If you are waking up and spending the most productive time of your day on Wordle, you might want to think about pushing the games back until after work. As Robbins says, “Save the cat videos for later.” It’s not just using your brain’s freshest time of the day efficiently, it’s the political, health, celebrity and world news that you are inundated with as soon as you look at your phone. So instead of planning your priorities when you are at the sharpest you’re going to be all day, your time-sensitive mindshare is focusing on things it shouldn’t be.
Wrapping my head around the fact that wasting 20 or 30 minutes of my brain’s best performance has been a real wake-up call; literally.
What follows is my adaptation of Mel’s 30-before-7:30 challenge, that I am hereby passing to you:
- Set the alarm for 30 minutes before you normally wake up.
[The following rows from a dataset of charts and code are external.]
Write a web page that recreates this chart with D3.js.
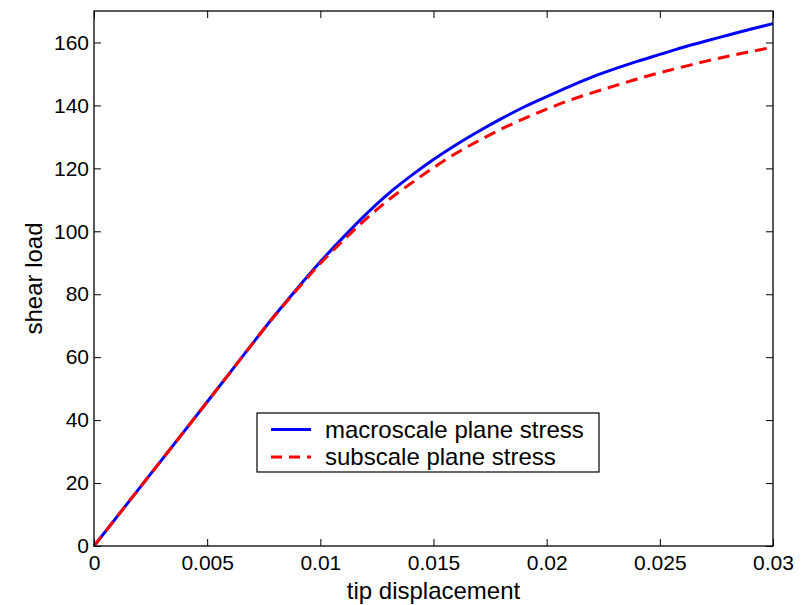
<!DOCTYPE html>
<html>
<head>
<meta charset="utf-8">
<script src="https://cdn.jsdelivr.net/npm/d3@7"></script>
<style>
  body { margin: 0; background: #fff; }
  svg { font-family: "Liberation Sans", Arial, sans-serif; }
</style>
</head>
<body>
<div id="chart"></div>
<script>
var displacement = [0, 0.002, 0.004, 0.006, 0.008, 0.009, 0.010, 0.011, 0.012, 0.013, 0.014,
  0.015, 0.016, 0.017, 0.018, 0.019, 0.020, 0.021, 0.022, 0.023, 0.024, 0.025, 0.026,
  0.027, 0.028, 0.029, 0.030];
var macroscale = [0, 18.3, 36.6, 55, 73.4, 82, 90.3, 98, 105.3, 111.9, 117.6,
  122.8, 127.5, 131.8, 135.8, 139.5, 142.8, 146, 149, 151.6, 154, 156.2, 158.4,
  160.4, 162.3, 164.2, 166];
var subscale = [0, 18.3, 36.6, 55, 73.3, 81.7, 89.8, 97, 103.8, 109.9, 115.2,
  120.2, 124.8, 128.8, 132.5, 135.8, 138.8, 141.6, 144, 146.2, 148.4, 150.4, 152.2,
  154, 155.6, 157.1, 158.5];
var xTicks = [0, 0.005, 0.01, 0.015, 0.02, 0.025, 0.03];
var yTicks = [0, 20, 40, 60, 80, 100, 120, 140, 160];
var seriesNames = ['macroscale plane stress', 'subscale plane stress'];

var width = 807, height = 605;
var margin = { left: 94, top: 11, right: 34, bottom: 59 };
var innerW = width - margin.left - margin.right;
var innerH = height - margin.top - margin.bottom;

var svg = d3.select('#chart').append('svg')
  .attr('width', width)
  .attr('height', height);

var g = svg.append('g')
  .attr('transform', 'translate(' + margin.left + ',' + margin.top + ')');

var x = d3.scaleLinear().domain([0, 0.03]).range([0, innerW]);
var y = d3.scaleLinear().domain([0, 170]).range([innerH, 0]);

// curves first, frame on top
var line = d3.line()
  .x(function(d) { return x(d[0]); })
  .y(function(d) { return y(d[1]); })
  .curve(d3.curveMonotoneX);

g.append('path')
  .datum(displacement.map(function(d, i) { return [d, macroscale[i]]; }))
  .attr('d', line)
  .attr('fill', 'none')
  .attr('stroke', '#0000ff')
  .attr('stroke-width', 3);

g.append('path')
  .datum(displacement.map(function(d, i) { return [d, subscale[i]]; }))
  .attr('d', line)
  .attr('fill', 'none')
  .attr('stroke', '#ff0000')
  .attr('stroke-width', 3)
  .attr('stroke-dasharray', '12,7');

// axes (ticks inward, mirrored on top/right)
var tickLen = 7;
var xFmt = function(d) { return d === 0 ? '0' : String(+d.toFixed(3)); };

var xAxis = g.append('g')
  .attr('transform', 'translate(0,' + innerH + ')')
  .call(d3.axisBottom(x).tickValues(xTicks).tickSize(-tickLen).tickPadding(17).tickFormat(xFmt));
var xTop = g.append('g')
  .call(d3.axisTop(x).tickValues(xTicks).tickSize(-tickLen).tickFormat(''));
var yAxis = g.append('g')
  .call(d3.axisLeft(y).tickValues(yTicks).tickSize(-tickLen).tickPadding(5));
var yRight = g.append('g')
  .attr('transform', 'translate(' + innerW + ',0)')
  .call(d3.axisRight(y).tickValues(yTicks).tickSize(-tickLen).tickFormat(''));

[xAxis, xTop, yAxis, yRight].forEach(function(a) {
  a.select('.domain').remove();
  a.selectAll('.tick line').attr('stroke', '#000').attr('stroke-width', 1);
  a.selectAll('.tick text')
    .attr('fill', '#000')
    .style('font-size', '21px')
    .style('font-family', '"Liberation Sans", Arial, sans-serif');
});
xAxis.selectAll('.tick text').attr('dy', '0.35em');

g.append('rect')
  .attr('width', innerW)
  .attr('height', innerH)
  .attr('fill', 'none')
  .attr('stroke', '#000')
  .attr('stroke-width', 1.3);

// axis labels
svg.append('text')
  .attr('x', margin.left + innerW / 2)
  .attr('y', 599)
  .attr('text-anchor', 'middle')
  .style('font-size', '24px')
  .text('tip displacement');

svg.append('text')
  .attr('transform', 'translate(42,' + (margin.top + innerH / 2) + ') rotate(-90)')
  .attr('text-anchor', 'middle')
  .style('font-size', '24px')
  .text('shear load');

// legend
var legend = svg.append('g').attr('transform', 'translate(257,413)');
legend.append('rect')
  .attr('width', 342)
  .attr('height', 59)
  .attr('fill', '#fff')
  .attr('stroke', '#000')
  .attr('stroke-width', 1.2);

var legendItems = legend.selectAll('.legend')
  .data(seriesNames)
  .enter()
  .append('g')
  .attr('class', 'legend')
  .attr('transform', function(d, i) { return 'translate(0,' + (16.5 + i * 27.5) + ')'; });

legendItems.append('line')
  .attr('x1', 14).attr('x2', 54)
  .attr('stroke', function(d, i) { return i === 0 ? '#0000ff' : '#ff0000'; })
  .attr('stroke-width', 3)
  .attr('stroke-dasharray', function(d, i) { return i === 0 ? null : '11,7'; });

legendItems.append('text')
  .attr('x', 68)
  .attr('dy', '0.35em')
  .style('font-size', '24px')
  .text(function(d) { return d; });
</script>
</body>
</html>
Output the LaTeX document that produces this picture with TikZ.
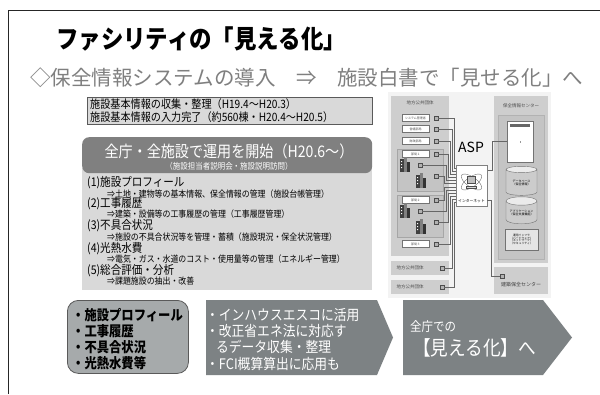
\documentclass[tikz,border=0pt]{standalone}
\usepackage{fontspec}
\usetikzlibrary{calc,shapes.geometric}
\newfontfamily\jp{Noto Sans CJK JP}
\newfontfamily\jpn[FakeStretch=0.88]{Noto Sans CJK JP}
\newcommand{\jpsize}[1]{\fontsize{#1}{#1}\selectfont}

\definecolor{subgray}{RGB}{127,127,127}
\definecolor{panel}{RGB}{217,217,217}
\definecolor{boxline}{RGB}{90,90,90}
\definecolor{darkbox}{RGB}{128,128,128}
\definecolor{arrowgray}{RGB}{125,130,132}
\definecolor{rbox}{RGB}{166,170,171}
\definecolor{diagbg}{RGB}{243,243,243}
\definecolor{orgfill}{RGB}{206,206,206}
\definecolor{orgfill2}{RGB}{196,196,196}

\tikzset{
  sbox/.style={draw=black!55, fill=white, line width=0.4pt, minimum width=27pt,
    minimum height=7pt, font=\jp\jpsize{3}, text=black!70},
  pc/.style={draw=black!70, fill=black!30, line width=0.3pt, minimum width=4pt,
    minimum height=3.5pt},
  wire/.style={draw=black!60, line width=0.5pt},
  itemhead/.style={anchor=west, font=\jpn\jpsize{12}},
  itemsub/.style={anchor=west, font=\jpn\jpsize{9}},
  bldg/.pic={
    \fill[black!75] (0,0) rectangle (4,-13);
    \fill[black!50] (4,0) rectangle (7,-15);
    \fill[black!80] (7,0) rectangle (10,-10);
    \fill[white] (1,-11) rectangle (2,-10) (1,-8) rectangle (2,-7) (1,-5) rectangle (2,-4);
  }
}

\begin{document}
\begin{tikzpicture}[x=1pt,y=-1pt, every node/.style={inner sep=0pt}]
\useasboundingbox (0,0) rectangle (600,394);
\fill[white] (0,0) rectangle (600,394);

% slide frame
\draw[black!85, line width=0.9pt] (8,394) -- (8,10) -- (600,10);

% headings
\node[anchor=west, font=\jpn\bfseries\jpsize{25.5}] (title) at (56,39) {ファシリティの「見える化」};
\node[anchor=west, text=subgray, font=\jp\jpsize{20.5}] (sub) at (30,78)
  {◇保全情報システムの導入　⇒　施設白書で「見せる化」へ};

% preparation box
\node[draw=boxline, fill=panel, line width=0.6pt, minimum width=285pt, minimum height=27pt,
  anchor=north west] (prep) at (87,97) {};
\node[anchor=west, font=\jpn\jpsize{11.5}] (prep1) at (90,104) {施設基本情報の収集・整理（H19.4～H20.3）};
\node[anchor=west, font=\jpn\jpsize{11.5}] (prep2) at (90,117) {施設基本情報の入力完了（約560棟・H20.4～H20.5）};

% list panel and start banner
\node[fill=panel, minimum width=290pt, minimum height=122pt, anchor=north west] (list) at (82,168) {};
\node[fill=darkbox, rounded corners=7pt, minimum width=290pt, minimum height=36pt,
  anchor=north west] (start) at (82,137) {};
\node[text=white, font=\jpn\jpsize{16}] (startT) at (229,151) {全庁・全施設で運用を開始（H20.6～）};
\node[text=white, font=\jpn\jpsize{8.5}] (startS) at (229,166) {（施設担当者説明会・施設説明訪問）};

\node[itemhead] (h1) at (87,183) {(1)施設プロフィール};
\node[itemsub]  (s1) at (107,194) {⇒土地・建物等の基本情報、保全情報の管理（施設台帳管理）};
\node[itemhead] (h2) at (87,204) {(2)工事履歴};
\node[itemsub]  (s2) at (107,214.5) {⇒建築・設備等の工事履歴の管理（工事履歴管理）};
\node[itemhead] (h3) at (87,226) {(3)不具合状況};
\node[itemsub]  (s3) at (107,237.5) {⇒施設の不具合状況等を管理・蓄積（施設現況・保全状況管理）};
\node[itemhead] (h4) at (87,248.5) {(4)光熱水費};
\node[itemsub]  (s4) at (107,259.5) {⇒電気・ガス・水道のコスト・使用量等の管理（エネルギー管理）};
\node[itemhead] (h5) at (87,270.5) {(5)総合評価・分析};
\node[itemsub]  (s5) at (107,281) {⇒課題施設の抽出・改善};

% ---------- ASP system diagram ----------
\fill[diagbg] (388,92) rectangle (551,298);

% local government side
\node[fill=orgfill, minimum width=58pt, minimum height=160pt, anchor=north west] (lg) at (391,96) {};
\node[font=\jp\jpsize{4.5}, text=black!70] (lgT) at (420,103) {地方公共団体};
\node[sbox] (sys) at (415.5,118) {システム管理者};
\node[sbox] (eizen) at (415.5,129) {営繕部局};
\node[sbox] (zaisei) at (415.5,141) {財政部局};
\node[pc] (pc1) at (436,118) {};
\node[pc] (pc2) at (436,129) {};
\node[pc] (pc3) at (436,141) {};

\node[draw=black!35, fill=orgfill2, minimum width=46pt, minimum height=42pt, anchor=north west] (bu1) at (397,149) {};
\node[sbox] (bu1L) at (415.5,154) {部局１};
\node[pc] (pc4) at (436,154) {};
\pic at (400,172) {bldg};
\pic at (416,188) {bldg};
\node[pc] (pc5) at (420,165) {};
\node[pc] (pc6) at (436,176) {};

\node[draw=black!35, fill=orgfill2, minimum width=46pt, minimum height=42pt, anchor=north west] (bu2) at (397,195) {};
\node[sbox] (bu2L) at (415.5,200) {部局２};
\node[pc] (pc7) at (436,200) {};
\pic at (400,218) {bldg};
\pic at (416,234) {bldg};
\node[pc] (pc8) at (420,211) {};
\node[pc] (pc9) at (436,222) {};

\node[sbox] (bu3L) at (415.5,244) {部局３};
\node[pc] (pc10) at (436,244) {};

\node[fill=orgfill, minimum width=58pt, minimum height=14pt, anchor=north west] (lg2) at (391,261) {};
\node[font=\jp\jpsize{4.5}, text=black!70] (lg2T) at (410,268) {地方公共団体};
\node[pc] (pc11) at (442,268) {};
\node[fill=orgfill, minimum width=58pt, minimum height=14pt, anchor=north west] (lg3) at (391,280) {};
\node[font=\jp\jpsize{4.5}, text=black!70] (lg3T) at (410,287) {地方公共団体};
\node[pc] (pc12) at (442,287) {};

% internet cloud box
\node[draw=black!50, fill=white, line width=0.5pt, minimum width=31pt, minimum height=41pt,
  anchor=north west] (inet) at (456,165) {};
\draw[black!55, line width=0.4pt, rotate around={35:(471.5,182)}] (471.5,182) ellipse (12 and 5);
\draw[black!55, line width=0.4pt, rotate around={-35:(471.5,182)}] (471.5,182) ellipse (12 and 5);
\node[draw=black!70, fill=black!25, line width=0.4pt, minimum width=8pt, minimum height=7pt] (mon) at (471.5,180) {};
\node[draw=black!70, fill=black!15, line width=0.3pt, minimum width=10pt, minimum height=2pt] (kbd) at (471.5,187) {};
\node[font=\jp\jpsize{3.8}] (inetL) at (471.5,201) {インターネット};
\node[font=\jp\jpsize{14}] (asp) at (471,147) {ASP};

% data centre side
\node[fill=orgfill, minimum width=54pt, minimum height=167pt, anchor=north west] (hz) at (494,96) {};
\node[font=\jp\jpsize{4.5}, text=black!70] (hzT) at (521,106) {保全情報センター};
\node[fill=orgfill2, draw=black!30, minimum width=46pt, minimum height=144pt, anchor=north west] (hzIn) at (498,115) {};
\node[draw=black!55, fill=white, minimum width=26pt, minimum height=41pt, anchor=north west] (srv) at (507,121) {};
\fill[black!60] (510,124) rectangle (530,127);
\fill[black!40] (519.5,141) rectangle (521,142.5);
\node[cylinder, shape border rotate=90, aspect=0.35, draw=black!55, cylinder uses custom fill,
  cylinder body fill=black!20, cylinder end fill=black!8, minimum width=31pt, minimum height=29pt,
  font=\jp\jpsize{3}, align=center] (db) at (521.5,182.5) {データベース\\（保全情報）};
\node[cylinder, shape border rotate=90, aspect=0.35, draw=black!55, cylinder uses custom fill,
  cylinder body fill=black!20, cylinder end fill=black!8, minimum width=31pt, minimum height=27pt,
  font=\jp\jpsize{3}, align=center] (app) at (521.5,212.5) {アプリケーション\\（保全支援機能）};
\node[draw=black!55, fill=black!10, minimum width=33pt, minimum height=21pt,
  font=\jp\jpsize{2.8}, align=center] (infra) at (521.5,239.5) {運用インフラ\\（ハードウェア）\\（ネットワーク）\\（セキュリティ）};

\node[fill=orgfill, minimum width=54pt, minimum height=27pt, anchor=north west] (kz) at (494,267) {};
\node[font=\jp\jpsize{5}, text=black!75] (kzT) at (521,285) {建築保全センター};
\node[pc] (pc13) at (502,276) {};

% network wiring
\foreach \p/\vx/\ey in {pc1/454/168, pc2/452/171, pc3/450/174, pc4/448/177, pc5/446/180, pc6/444/183,
                        pc7/444/187, pc8/446/190, pc9/448/193, pc10/450/196, pc11/452/199, pc12/454/202}{
  \coordinate (v-\p) at (\vx,\ey);
  \coordinate (e-\p) at (inet.west |- v-\p);
  \draw[wire] (\p.east) -| (v-\p) -- (e-\p);
}
\coordinate (sk1) at (492,170);
\coordinate (ie1) at (inet.east |- sk1);
\draw[wire] (srv.west) -| (sk1) -- (ie1);
\coordinate (ie2) at (487,200);
\coordinate (sk2) at (491,200);
\draw[wire] (ie2) -- (sk2) |- (pc13.west);

% ---------- bottom row ----------
\node[draw=boxline, fill=rbox, rounded corners=11pt, line width=0.8pt, minimum width=121pt,
  minimum height=73pt, anchor=north west] (summary) at (67,300) {};
\node[anchor=west, font=\jpn\bfseries\jpsize{14}] (m1) at (72,315) {・施設プロフィール};
\node[anchor=west, font=\jpn\bfseries\jpsize{14}] (m2) at (72,331) {・工事履歴};
\node[anchor=west, font=\jpn\bfseries\jpsize{14}] (m3) at (72,347) {・不具合状況};
\node[anchor=west, font=\jpn\bfseries\jpsize{14}] (m4) at (72,363) {・光熱水費等};

\coordinate (u1) at (206,300); \coordinate (u2) at (377,300); \coordinate (u3) at (393,337.5);
\coordinate (u4) at (377,375); \coordinate (u5) at (206,375);
\fill[arrowgray] (u1) -- (u2) -- (u3) -- (u4) -- (u5) -- cycle;
\node[anchor=west, text=white, font=\jpn\jpsize{14.5}] (a1) at (206,315) {・インハウスエスコに活用};
\node[anchor=west, text=white, font=\jpn\jpsize{14.5}] (a2) at (206,331) {・改正省エネ法に対応す};
\node[anchor=west, text=white, font=\jpn\jpsize{14.5}] (a3) at (216,347) {るデータ収集・整理};
\node[anchor=west, text=white, font=\jpn\jpsize{14.5}] (a4) at (206,364) {・FCI概算算出に応用も};

\coordinate (w1) at (403,300); \coordinate (w2) at (543,300); \coordinate (w3) at (572,337.5);
\coordinate (w4) at (543,375); \coordinate (w5) at (403,375);
\fill[arrowgray] (w1) -- (w2) -- (w3) -- (w4) -- (w5) -- cycle;
\node[anchor=west, text=white, font=\jpn\jpsize{13}] (b1) at (410,327) {全庁での};
\node[anchor=west, text=white, font=\jpn\jpsize{20}] (b2) at (413,348) {【見える化】へ};
\end{tikzpicture}
\end{document}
For me, it’s 5:35 a.m., which isn’t easy but my internal clock adapted quickly. Now I can’t turn it off.
- The most critical part of the challenge is to get up immediately when your alarm goes off. This is non-negotiable. “Do not hit snooze. Do not look at your phone.” According to Robbins, when you hit the snooze button, it can cause sleep inertia seriously disrupting your whole day.
- Get ready. Exercise or stretch if possible. Still no phone.
- Tackle 30 minutes of planning before 7:30 a.m. without checking email or social.
a. What two things that matter most can you do to move forward today?
b. Organize the remainder of the daily/weekly priorities.
c. Run a short quarterly/yearly goal review if time allows.
- Pick a quitting time for the day and stick to it.
- Start working on the two things that matter most.
- Read The 5 Second Rule by Mel Robbins.